Ron Pfeifer of Randle, Washington read my post regarding the S.S. Westbrook Victory and sent this e-mail:
"Found your blog while searching the Internet for information about the S.S. Westbrook Victory. Just thought I’d let you know that my father came home from World War II on the Westbrook Victory. He was a combat infantryman with the 10th Mountain Division in northern Italy and is now 83 years old. A few weeks ago, I was asking him questions about his war experiences, and he mentioned the Westbrook Victory as the ship that brought him back to the U.S. from Italy. I decided to search for info on the ship so I could include it in the memoir I’m putting together about his time in the army during the war.
The Westbrook Victory was tied up at the dock in the port city of Livorno, Italy when my dad (and the entire 86th Infantry Regiment of the 10th Mountain Division) arrived by train (riding in boxcars) on July 26, 1945. They lined up outside their boxcars and marched with their heavy duffel bags out to the ship, lining up in single-file before the gangplank. As they came to the gangplank, a pretty Women's Army Corps (WAC) member called off their last names, and each soldier answered back with their first name and filed aboard the ship. The ship finally got underway in the mid-afternoon on the 26th and steered an irregular course through the wrecks in the harbor, as well as through the narrow gap in the row of ships the Germans sank close to the harbor. It then sailed into into the Mediterranean Sea.
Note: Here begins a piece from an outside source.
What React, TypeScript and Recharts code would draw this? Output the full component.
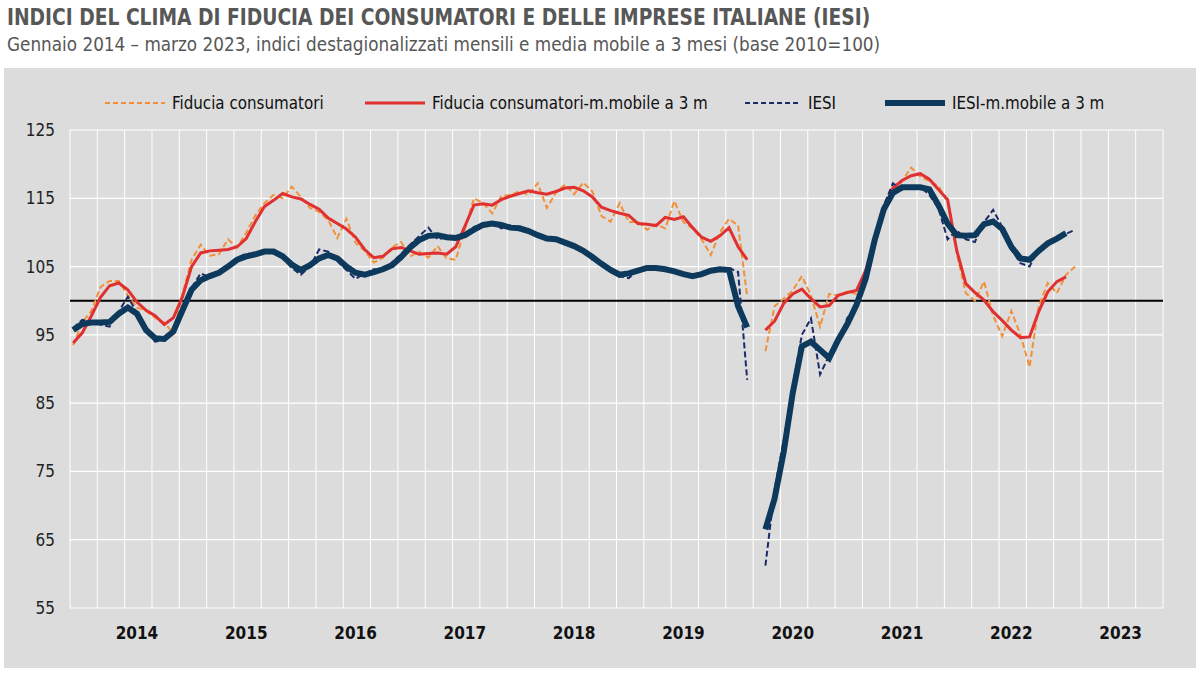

The soldiers' trip back to the States on the Westbrook Victory was much more relaxed and enjoyable than their trip to Italy back in December 1944 aboard the S.S. Argentina. They were able to watch movies on deck. And they also had an interesting way of laundering their clothes on the trip home: Each soldier had two pair of fatigues to use, so when one set would get dirty after three or four days, they would tie them to a rope and throw the rope over the side of the ship. The uniforms tied to the rope would be dragged through the saltwater for several hours at which time the soldiers would haul them aboard and hang them on the rail to dry.
They arrived back home in the United States at Newport News, Virginia on August 7, 1945, the day after they had received the news aboard ship that the U.S. had dropped the atomic bomb on Hiroshima, Japan."